→ **REQUIRED TASK**
The data below is to be returned in full and exactly.

→ **RECORDS SHOWN**
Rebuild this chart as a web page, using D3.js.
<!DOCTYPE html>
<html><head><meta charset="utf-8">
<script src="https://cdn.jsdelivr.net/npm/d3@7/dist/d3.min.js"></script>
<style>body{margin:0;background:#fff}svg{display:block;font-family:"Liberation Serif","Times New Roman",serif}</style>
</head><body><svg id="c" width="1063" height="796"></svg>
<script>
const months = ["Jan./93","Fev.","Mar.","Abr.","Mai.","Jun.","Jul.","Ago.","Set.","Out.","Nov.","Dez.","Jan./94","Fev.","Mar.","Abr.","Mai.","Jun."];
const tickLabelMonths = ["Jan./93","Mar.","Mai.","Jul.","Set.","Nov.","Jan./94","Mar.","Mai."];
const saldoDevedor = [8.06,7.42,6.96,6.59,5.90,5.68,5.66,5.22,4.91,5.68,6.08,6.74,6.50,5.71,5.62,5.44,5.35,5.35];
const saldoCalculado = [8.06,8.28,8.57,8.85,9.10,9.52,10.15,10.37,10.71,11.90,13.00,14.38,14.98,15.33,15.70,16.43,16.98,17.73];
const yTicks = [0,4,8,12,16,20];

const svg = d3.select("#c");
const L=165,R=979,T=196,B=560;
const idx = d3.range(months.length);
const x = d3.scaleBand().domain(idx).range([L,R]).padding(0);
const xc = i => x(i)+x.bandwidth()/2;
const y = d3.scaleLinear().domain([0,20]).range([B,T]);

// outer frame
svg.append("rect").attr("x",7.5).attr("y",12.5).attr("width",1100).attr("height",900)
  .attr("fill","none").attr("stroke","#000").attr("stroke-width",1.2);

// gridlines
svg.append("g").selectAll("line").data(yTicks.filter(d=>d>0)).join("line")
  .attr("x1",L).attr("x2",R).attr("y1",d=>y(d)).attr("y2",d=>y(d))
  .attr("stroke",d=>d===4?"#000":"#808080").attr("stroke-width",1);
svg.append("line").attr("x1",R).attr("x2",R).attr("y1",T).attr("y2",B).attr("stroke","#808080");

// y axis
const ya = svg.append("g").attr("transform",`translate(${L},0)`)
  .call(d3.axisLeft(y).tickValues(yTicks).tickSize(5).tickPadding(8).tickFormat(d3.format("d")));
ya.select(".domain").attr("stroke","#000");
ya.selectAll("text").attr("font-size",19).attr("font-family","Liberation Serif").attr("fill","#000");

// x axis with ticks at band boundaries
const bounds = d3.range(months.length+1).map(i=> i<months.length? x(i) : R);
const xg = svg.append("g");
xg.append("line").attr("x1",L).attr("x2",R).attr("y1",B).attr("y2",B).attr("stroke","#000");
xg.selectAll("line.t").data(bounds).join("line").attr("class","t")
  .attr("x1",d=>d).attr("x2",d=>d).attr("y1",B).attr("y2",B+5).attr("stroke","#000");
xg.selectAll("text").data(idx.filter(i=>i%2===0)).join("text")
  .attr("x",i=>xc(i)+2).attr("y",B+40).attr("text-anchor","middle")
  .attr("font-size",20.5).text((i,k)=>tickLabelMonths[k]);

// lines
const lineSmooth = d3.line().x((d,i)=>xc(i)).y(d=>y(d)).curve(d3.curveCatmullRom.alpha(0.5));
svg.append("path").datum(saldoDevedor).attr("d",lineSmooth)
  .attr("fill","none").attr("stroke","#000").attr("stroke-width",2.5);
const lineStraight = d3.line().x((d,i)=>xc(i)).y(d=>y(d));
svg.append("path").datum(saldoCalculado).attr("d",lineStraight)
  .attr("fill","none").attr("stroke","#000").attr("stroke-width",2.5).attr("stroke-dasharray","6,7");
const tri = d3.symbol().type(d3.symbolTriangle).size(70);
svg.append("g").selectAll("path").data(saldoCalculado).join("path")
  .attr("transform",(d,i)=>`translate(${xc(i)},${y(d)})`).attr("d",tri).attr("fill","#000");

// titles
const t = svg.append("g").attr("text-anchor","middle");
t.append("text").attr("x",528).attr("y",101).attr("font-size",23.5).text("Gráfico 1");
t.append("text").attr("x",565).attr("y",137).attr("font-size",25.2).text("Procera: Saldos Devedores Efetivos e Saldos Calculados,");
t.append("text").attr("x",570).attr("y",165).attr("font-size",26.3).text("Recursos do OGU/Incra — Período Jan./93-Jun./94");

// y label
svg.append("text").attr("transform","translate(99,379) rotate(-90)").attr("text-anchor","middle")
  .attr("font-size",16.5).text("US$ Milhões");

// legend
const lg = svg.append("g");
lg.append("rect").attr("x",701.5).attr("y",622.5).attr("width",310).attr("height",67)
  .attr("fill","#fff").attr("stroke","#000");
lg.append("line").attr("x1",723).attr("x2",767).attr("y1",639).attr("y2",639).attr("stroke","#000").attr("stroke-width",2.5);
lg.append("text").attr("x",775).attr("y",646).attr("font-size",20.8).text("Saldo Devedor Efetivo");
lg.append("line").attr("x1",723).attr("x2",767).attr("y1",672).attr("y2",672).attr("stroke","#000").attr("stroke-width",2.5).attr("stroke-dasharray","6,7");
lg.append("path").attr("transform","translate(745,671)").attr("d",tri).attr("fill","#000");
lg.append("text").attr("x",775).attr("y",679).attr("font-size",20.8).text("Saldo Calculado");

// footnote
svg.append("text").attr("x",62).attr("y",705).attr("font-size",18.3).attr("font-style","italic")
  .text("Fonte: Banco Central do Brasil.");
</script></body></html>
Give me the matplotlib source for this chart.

→ **SOLVED PROBLEM**
Rebuild this chart as a web page, using D3.js.
<!DOCTYPE html>
<html><head><meta charset="utf-8">
<script src="https://cdn.jsdelivr.net/npm/d3@7/dist/d3.min.js"></script>
<style>body{margin:0;background:#fff}svg{display:block;font-family:"Liberation Serif","Times New Roman",serif}</style>
</head><body><svg id="c" width="1063" height="796"></svg>
<script>
const months = ["Jan./93","Fev.","Mar.","Abr.","Mai.","Jun.","Jul.","Ago.","Set.","Out.","Nov.","Dez.","Jan./94","Fev.","Mar.","Abr.","Mai.","Jun."];
const tickLabelMonths = ["Jan./93","Mar.","Mai.","Jul.","Set.","Nov.","Jan./94","Mar.","Mai."];
const saldoDevedor = [8.06,7.42,6.96,6.59,5.90,5.68,5.66,5.22,4.91,5.68,6.08,6.74,6.50,5.71,5.62,5.44,5.35,5.35];
const saldoCalculado = [8.06,8.28,8.57,8.85,9.10,9.52,10.15,10.37,10.71,11.90,13.00,14.38,14.98,15.33,15.70,16.43,16.98,17.73];
const yTicks = [0,4,8,12,16,20];

const svg = d3.select("#c");
const L=165,R=979,T=196,B=560;
const idx = d3.range(months.length);
const x = d3.scaleBand().domain(idx).range([L,R]).padding(0);
const xc = i => x(i)+x.bandwidth()/2;
const y = d3.scaleLinear().domain([0,20]).range([B,T]);

// outer frame
svg.append("rect").attr("x",7.5).attr("y",12.5).attr("width",1100).attr("height",900)
  .attr("fill","none").attr("stroke","#000").attr("stroke-width",1.2);

// gridlines
svg.append("g").selectAll("line").data(yTicks.filter(d=>d>0)).join("line")
  .attr("x1",L).attr("x2",R).attr("y1",d=>y(d)).attr("y2",d=>y(d))
  .attr("stroke",d=>d===4?"#000":"#808080").attr("stroke-width",1);
svg.append("line").attr("x1",R).attr("x2",R).attr("y1",T).attr("y2",B).attr("stroke","#808080");

// y axis
const ya = svg.append("g").attr("transform",`translate(${L},0)`)
  .call(d3.axisLeft(y).tickValues(yTicks).tickSize(5).tickPadding(8).tickFormat(d3.format("d")));
ya.select(".domain").attr("stroke","#000");
ya.selectAll("text").attr("font-size",19).attr("font-family","Liberation Serif").attr("fill","#000");

// x axis with ticks at band boundaries
const bounds = d3.range(months.length+1).map(i=> i<months.length? x(i) : R);
const xg = svg.append("g");
xg.append("line").attr("x1",L).attr("x2",R).attr("y1",B).attr("y2",B).attr("stroke","#000");
xg.selectAll("line.t").data(bounds).join("line").attr("class","t")
  .attr("x1",d=>d).attr("x2",d=>d).attr("y1",B).attr("y2",B+5).attr("stroke","#000");
xg.selectAll("text").data(idx.filter(i=>i%2===0)).join("text")
  .attr("x",i=>xc(i)+2).attr("y",B+40).attr("text-anchor","middle")
  .attr("font-size",20.5).text((i,k)=>tickLabelMonths[k]);

// lines
const lineSmooth = d3.line().x((d,i)=>xc(i)).y(d=>y(d)).curve(d3.curveCatmullRom.alpha(0.5));
svg.append("path").datum(saldoDevedor).attr("d",lineSmooth)
  .attr("fill","none").attr("stroke","#000").attr("stroke-width",2.5);
const lineStraight = d3.line().x((d,i)=>xc(i)).y(d=>y(d));
svg.append("path").datum(saldoCalculado).attr("d",lineStraight)
  .attr("fill","none").attr("stroke","#000").attr("stroke-width",2.5).attr("stroke-dasharray","6,7");
const tri = d3.symbol().type(d3.symbolTriangle).size(70);
svg.append("g").selectAll("path").data(saldoCalculado).join("path")
  .attr("transform",(d,i)=>`translate(${xc(i)},${y(d)})`).attr("d",tri).attr("fill","#000");

// titles
const t = svg.append("g").attr("text-anchor","middle");
t.append("text").attr("x",528).attr("y",101).attr("font-size",23.5).text("Gráfico 1");
t.append("text").attr("x",565).attr("y",137).attr("font-size",25.2).text("Procera: Saldos Devedores Efetivos e Saldos Calculados,");
t.append("text").attr("x",570).attr("y",165).attr("font-size",26.3).text("Recursos do OGU/Incra — Período Jan./93-Jun./94");

// y label
svg.append("text").attr("transform","translate(99,379) rotate(-90)").attr("text-anchor","middle")
  .attr("font-size",16.5).text("US$ Milhões");

// legend
const lg = svg.append("g");
lg.append("rect").attr("x",701.5).attr("y",622.5).attr("width",310).attr("height",67)
  .attr("fill","#fff").attr("stroke","#000");
lg.append("line").attr("x1",723).attr("x2",767).attr("y1",639).attr("y2",639).attr("stroke","#000").attr("stroke-width",2.5);
lg.append("text").attr("x",775).attr("y",646).attr("font-size",20.8).text("Saldo Devedor Efetivo");
lg.append("line").attr("x1",723).attr("x2",767).attr("y1",672).attr("y2",672).attr("stroke","#000").attr("stroke-width",2.5).attr("stroke-dasharray","6,7");
lg.append("path").attr("transform","translate(745,671)").attr("d",tri).attr("fill","#000");
lg.append("text").attr("x",775).attr("y",679).attr("font-size",20.8).text("Saldo Calculado");

// footnote
svg.append("text").attr("x",62).attr("y",705).attr("font-size",18.3).attr("font-style","italic")
  .text("Fonte: Banco Central do Brasil.");
</script></body></html>
Give me the matplotlib source for this chart.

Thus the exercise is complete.